Chicana on the Edge

Mentioning the unmentionable since 2004

Catholic Atheism
written by Regina Rodríguez-Martin
June 23, 2004

Okay, I guess I can’t just call myself a “Catholic atheist” in my last post and not explain it. I was raised Catholic. I actively and willingly attended church until I was 19. In my sophomore year of college I had a crisis of faith (I guess you’d call it) and decided I just couldn’t swallow all the stuff the Catholic church seemed to demand of me, such as that homosexuality is wrong or women are inherently sinful because of Eve. So with great anxiety, I “left” the church.

For years I didn’t think about god or religion or any of it. I guess I was agnostic: I didn’t know and didn’t care to decide.
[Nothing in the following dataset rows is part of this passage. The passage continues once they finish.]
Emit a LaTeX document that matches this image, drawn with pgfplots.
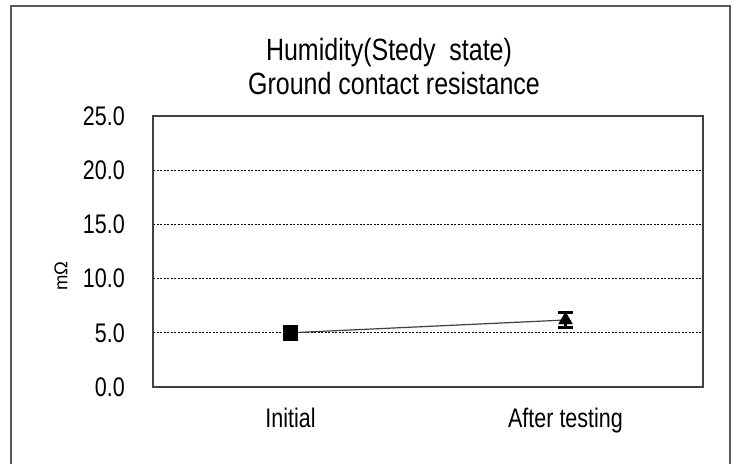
\documentclass[border=0pt]{standalone}
\usepackage{pgfplots}
\pgfplotsset{compat=1.18}
\usepackage{fontspec}
\setmainfont{Liberation Sans}
\begin{document}
\begin{tikzpicture}[x=1bp,y=1bp]
\clip (0,0) rectangle (737,464);
\fill[white] (0,0) rectangle (737,464);
\draw[color=black!65, line width=1.5bp] (11,-10) rectangle (730,458);
\begin{axis}[
  at={(153bp,77bp)}, anchor=south west,
  scale only axis, width=550bp, height=271bp,
  xmin=-0.5, xmax=1.5, ymin=0, ymax=25,
  xtick={0,1}, ytick={0,5,10,15,20,25},
  xticklabels={\scalebox{1}[1.25]{Initial},\scalebox{1}[1.25]{After testing}},
  yticklabel={\scalebox{1}[1.25]{\pgfmathprintnumber[fixed,fixed zerofill,precision=1,assume math mode=true]{\tick}}},
  /pgf/number format/assume math mode=true,
  major tick length=0pt,
  tick label style={font=\fontsize{21.5bp}{26bp}\selectfont, inner sep=0pt},
  yticklabel style={anchor=east, xshift=-28bp},
  xticklabel style={anchor=north, yshift=-21bp},
  axis line style={draw=black!75, line width=1.3bp},
  ymajorgrids,
  grid style={black, line width=0.8bp, dash pattern=on 2bp off 1.5bp},
  clip=false,
]
\addplot[draw=black!75, line width=1.2bp, no marks] coordinates {(0,5.0) (1,6.18)};
\addplot[only marks, black, mark=square*, mark size=7bp,
  error bars/.cd, y dir=both, y explicit,
  error bar style={line width=2.5bp, black},
  error mark options={rotate=90, mark size=7.5bp, line width=2.5bp, black}]
  coordinates {(0,5.0) +- (0,0.6)};
\addplot[only marks, black, mark=triangle*, mark size=8bp,
  error bars/.cd, y dir=both, y explicit,
  error bar style={line width=2.5bp, black},
  error mark options={rotate=90, mark size=7.5bp, line width=3bp, black}]
  coordinates {(1,6.18) +- (0,0.69)};
\end{axis}
\node[anchor=base] at (389,403) {\fontsize{25bp}{30bp}\selectfont\scalebox{1}[1.23]{Humidity(Stedy\ \ state)}};
\node[anchor=base] at (394,369) {\fontsize{25bp}{30bp}\selectfont\scalebox{1}[1.23]{Ground contact resistance}};
\node[rotate=90] at (61,188) {\fontsize{18.5bp}{20bp}\selectfont mΩ};
\end{tikzpicture}
\end{document}
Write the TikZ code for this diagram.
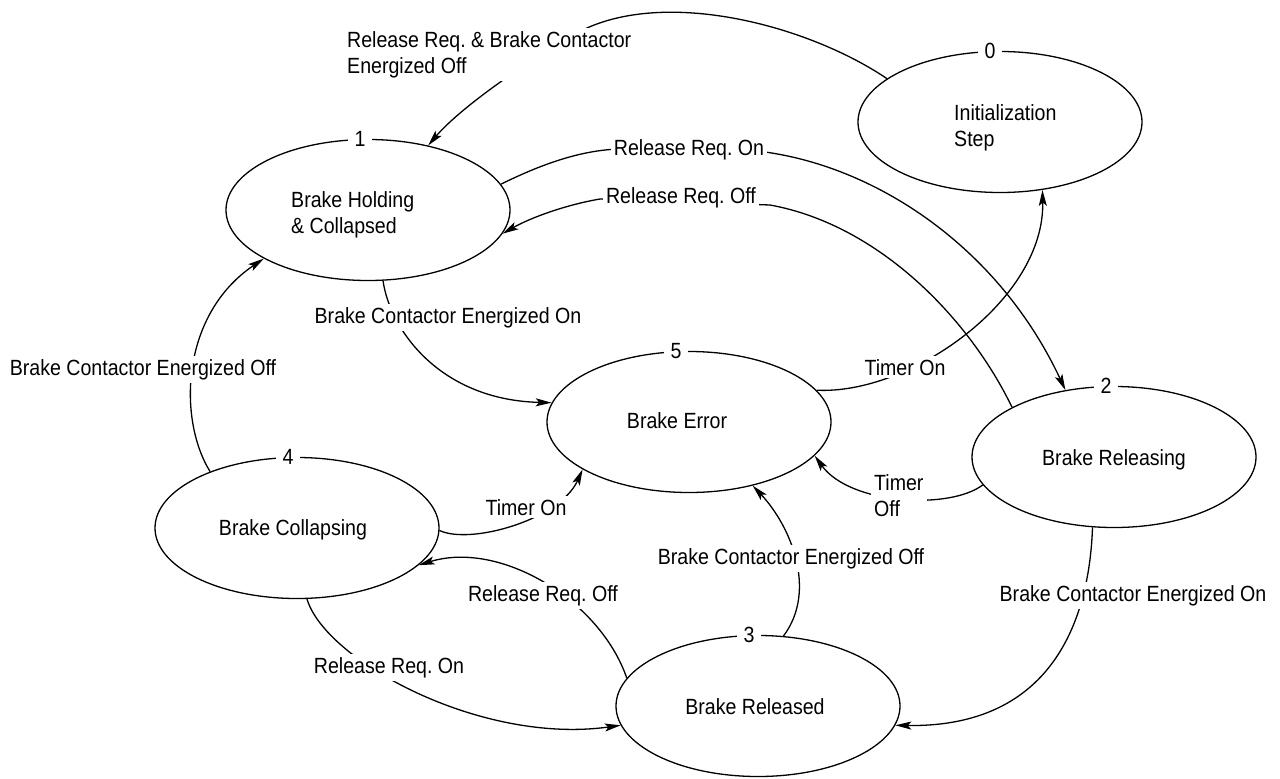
\documentclass[tikz,border=0pt]{standalone}
\usepackage{fontspec}
\setmainfont{Liberation Sans}[FakeStretch=0.89]
\usetikzlibrary{shapes.geometric,arrows.meta}
\frenchspacing
\begin{document}
\begin{tikzpicture}[x=1pt,y=-1pt,
  every node/.style={font=\fontsize{22pt}{26pt}\selectfont},
  state/.style={ellipse, draw, line width=1.3pt, minimum width=284pt,
    minimum height=141pt, inner sep=0pt},
  stext/.style={inner sep=0pt, anchor=base},
  num/.style={fill=white, inner xsep=7pt, inner ysep=1pt},
  lbl/.style={fill=white, inner sep=3pt, anchor=base},
  conn/.style={line width=1.3pt, -{Stealth[length=16pt,width=8pt,inset=3.5pt]}}]

\fill[white] (0,0) rectangle (1280,779);
\useasboundingbox (0,0) rectangle (1280,779);

% states
\node[state] (s0) at (1000,122) {};
\node[state] (s1) at (368,210) {};
\node[state] (s2) at (1114,457) {};
\node[state] (s3) at (758,706) {};
\node[state] (s4) at (297,528) {};
\node[state] (s5) at (689,422) {};

% state names (base of a two-line node is the baseline of its last line)
\node[stext, anchor=base west, align=left] (t0) at (954,146) {Initialization\\Step};
\node[stext, anchor=base west, align=left] (t1) at (291,233) {Brake Holding\\\& Collapsed};
\node[stext] (t2) at (1114,465) {Brake Releasing};
\node[stext] (t3) at (755,714) {Brake Released};
\node[stext] (t4) at (293,535) {Brake Collapsing};
\node[stext] (t5) at (677,428) {Brake Error};

% transitions
\draw[conn] (s0.159) .. controls (800,20) and (640,-18) .. (560,44)
  .. controls (525,63) and (460,108) .. (s1.47);
\draw[conn] (s1.11) .. controls (540,165) and (580,150) .. (620,149) -- (765,152)
  .. controls (880,168) and (1000,250) .. (s2.126);
\draw[conn] (s2.154) .. controls (970,320) and (880,225) .. (770,205) -- (600,199)
  .. controls (565,205) and (530,218) .. (s1.350);
\draw[conn] (s1.282) .. controls (390,330) and (440,400) .. (s5.172);
\draw[conn] (s5.14) .. controls (910,395) and (1045,300) .. (s0.302);
\draw[conn] (s2.192) .. controls (950,510) and (850,505) .. (s5.345);
\draw[conn] (s4.359) .. controls (470,545) and (560,520) .. (s5.204);
\draw[conn] (s3.70) .. controls (818,590) and (790,525) .. (s5.315);
\draw[conn] (s3.168) .. controls (600,600) and (500,540) .. (s4.343);
\draw[conn] (s4.278) .. controls (325,660) and (480,745) .. (s3.188);
\draw[conn] (s2.253) .. controls (1090,600) and (1065,728) .. (s3.352);
\draw[conn] (s4.147) .. controls (178,420) and (180,315) .. (s1.205);

% transition conditions
\node[lbl, anchor=base west, align=left] (lA) at (344,73) {Release Req. \& Brake Contactor\\Energized Off};
\node[lbl] (lB) at (689,155) {Release Req. On};
\node[lbl] (lC) at (681,203) {Release Req. Off};
\node[lbl] (lD) at (448,323) {Brake Contactor Energized On};
\node[lbl] (lE) at (905,375) {Timer On};
\node[lbl, anchor=base west, align=left] (lF) at (871,516) {Timer\\Off};
\node[lbl] (lG) at (526,515) {Timer On};
\node[lbl] (lH) at (791,564) {Brake Contactor Energized Off};
\node[lbl] (lI) at (543,601) {Release Req. Off};
\node[lbl] (lJ) at (389,673) {Release Req. On};
\node[lbl] (lK) at (1133,601) {Brake Contactor Energized On};
\node[lbl] (lL) at (143,375) {Brake Contactor Energized Off};

% step numbers
\node[num] (n0) at ([xshift=-10pt]s0.north) {0};
\node[num] (n1) at ([xshift=-8pt]s1.north) {1};
\node[num] (n2) at ([xshift=-8pt]s2.north) {2};
\node[num] (n3) at ([xshift=-9pt]s3.north) {3};
\node[num] (n4) at ([xshift=-9pt]s4.north) {4};
\node[num] (n5) at ([xshift=-13pt]s5.north) {5};
\end{tikzpicture}
\end{document}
It was through a gospel choir and a synagogue that I re-approached spirituality. I really felt Spirit in those choir rehearsals and shabbot services, so I decided to reconsider the existence of a divine force. At Unity in Chicago, I spent several years crystallizing a personal conception of the divine. My very New Age approach included the presence of the Christ in all of us, Divine Spirit present in all things, a belief in the existence of angels and other spirit guides, the belief that there is a reason for everything, and the belief that the more difficult life seems, the more we must work to align ourselves with Divine order and trust that God/the Universe is teaching us lessons. Note: this is not meant to represent the teachings of Unity or Unity in Chicago. These beliefs were what I personally constructed over years of taking what worked for me and “leaving the rest.”

Life seemed to make sense and I felt comforted by the idea of a benevolent Universe that never did anything that wasn’t for our “highest good.” I liked this spiritual practice.

Then one day I met a wonderful, loving, handsome, funny young man who romanced me and made me feel like the most beautiful woman on earth. I met him at bus stop, a bus stop I (and he) rarely used. Surely this was the Hand of God! In a world of missed opportunities and chance meetings, we had been led to each other. I felt so grateful to the Universe for leading this man into my life.

Then I found out he was married.

In my pain and despair, I cursed God, the angels, the world. How could a benevolent Universe do this to me? How could a loving God lead me to such humiliation, such pain, such feelings of darkness and hopelessness? I found intolerable the idea of a divine force that would purposefully do this. I found unacceptable the idea that a benevolent universe would lovingly and purposefully lead me into the worst depression of my life. So I rejected that idea and I rejected god.

All my carefully constructed spiritual beliefs went out the window. Unable to resolve a loving god with a world of pain, I decided to embrace atheism. It made sense that in a random, godless universe I had just happened to meet this man. No one and nothing “meant” for us to meet in such a disastrous way. It just happened. This view allowed me to let go of the feeling that I was being punished or with-held from. This view allowed me to let go of the possibility that God didn’t think I was worthy of a good relationship. And this view allowed me to let go of the harsh idea that this pain was my latest “life lesson” and that it had been purposefully sent to me for my own good.

The world felt a lot emptier without a spiritual presence I could lean on in my daily life. But while I had sacrificed the sense of being divinely loved and cared for, I had also freed myself from the sense of being constantly watched and evaluated. For instance, previously I might have thought, “If I turn right will I be in alignment with Divine Order? Or maybe if I turn left I’ll be in alignment with Divine Order. Which is the Divine right answer?” All that crap thinking was over with. Now I realize that at Unity I had simply replaced my childhood judgmental and capricious God with a New Age one. I had just used different language.

But even without a god, I still liked going to church on Sundays. I needed the community and the music. So as a born again atheist, I went back to attending a Catholic church for the first time in 16 years. I still attend and am active in the choir and other activities there. Why do I go to mass every week when I don’t believe in god? Because I like to sing, I need community, and there is absolutely nothing in the Catholic mass that challenges my belief that we’re really alone here. I have never felt Spirit in a Catholic church. The Catholic mass simply doesn’t cause me to re-evaluate my stance the way that gospel choir and synagogue did so long ago. And none of my fellow parishioners questions why I never go to communion, or why I sing all the songs with such exuberance, but never participate in any prayers, responses or gestures. I am grateful for their indifference to the state of my soul. One thing I have been able to count on Catholics for: plenty of space and solitude in my own spiritual conflict.

It’s a godless, random universe. And I am home.